I was giving up a job that I loved in order to care full-time for my husband, Dave, who had vascular dementia.
My decision to give up work wasn’t an easy or immediate one. In the beginning, it was just little things that weren’t right; Dave would put the wrong cutlery out, or forget some words, but he was coping at home while I was at work.
Then we went to an assessment appointment which revealed the true extent of Dave’s deterioration, which he’d been hiding from me. Then he began losing keys, bank cards and getting lost, so I decided to work part-time.
One year later, I walked out of the office door for the last time. I felt sad and anxious, facing the prospect of being alone 24/7 with Dave, who was rapidly losing his independence and recognition of me and the 36 years we’d spent together. I wanted to spend as much time with the man I loved, but I didn’t know if, and for how long, I’d be able to cope alone, like so many carers looking after loved ones living with dementia.
I felt as though I was giving up my professional life too soon; losing my independence and taking on a full-time caring role that I’d never asked for or wanted.
And of course, there was the financial toll. My state pension didn’t become available until nearly three years after I stopped working, but I was fortunate to have a small private pension, and we had Dave’s pension too. I applied for Carer’s Allowance when I realised I was eligible for it, but the rate was insultingly low; just over £60 a week for a job that I could never clock off from.
When Dave went into hospital for five months, the benefits like Carer’s Allowance stopped, but my caring didn’t. I visited Dave every day, took his washing home and even helped feed him at mealtimes. Meanwhile, I was dipping into my savings to adapt the house for Dave’s return home which I hoped was for the foreseeable future.
Just four months after he came home, Dave was taken back into hospital and then moved permanently into a care home. For the following 18 months, I had more money going out than coming in and I was once again forced to turn to my savings; the money we’d saved to travel the world together in retirement. I still felt fortunate, because I couldn’t begin to imagine how someone without savings could afford to put their loved one into long-term care.
When Dave passed away last year, I made a promise to myself that I’d come first. Then Covid hit, and I found myself caring for my 82-year-old sister. My contribution as an unpaid carer was once again invisible, except to my sister who really appreciated my efforts. I clapped for our amazing NHS, and for carers too, but society didn’t acknowledge us.

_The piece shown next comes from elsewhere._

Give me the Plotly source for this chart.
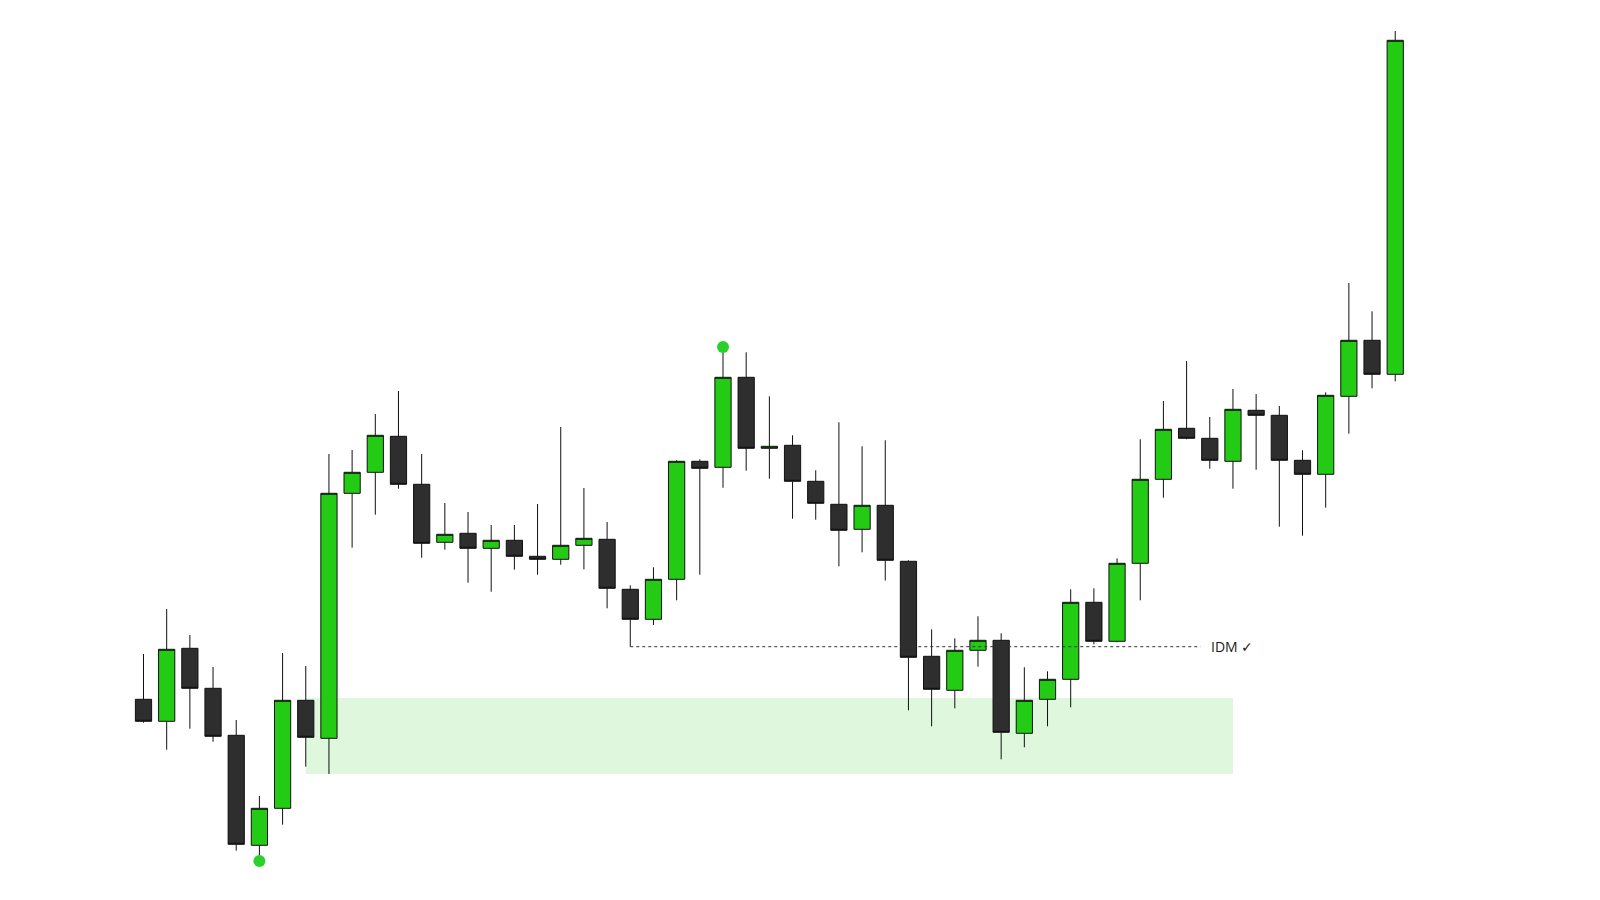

Today marks Carer’s Rights Day; which is supposed to be an opportunity to make sure carers across the UK are aware of their rights. But what about our right to be properly recognised and rewarded for our caring?
Caring is a full-time job, which leaves you with little time or energy to fill in forms and fight for the pittance that is Carer’s Allowance, and once older carers receive their State Pension, they are not eligible for it anyway.
Despite everything, local and national governments still refuse to recognise unpaid carers’ contribution to the UK economy, regardless of the fact that we save the country millions of pounds by looking after our loved ones.
All we want in return is the respite and support we need, enough money to live on and recognition of our efforts. Is that too much to ask?
Marion Ritchie lives in East Dunbartonshire and shared her story as part of UWS-Oxfam’s partnership report ‘Caring in difficult times’.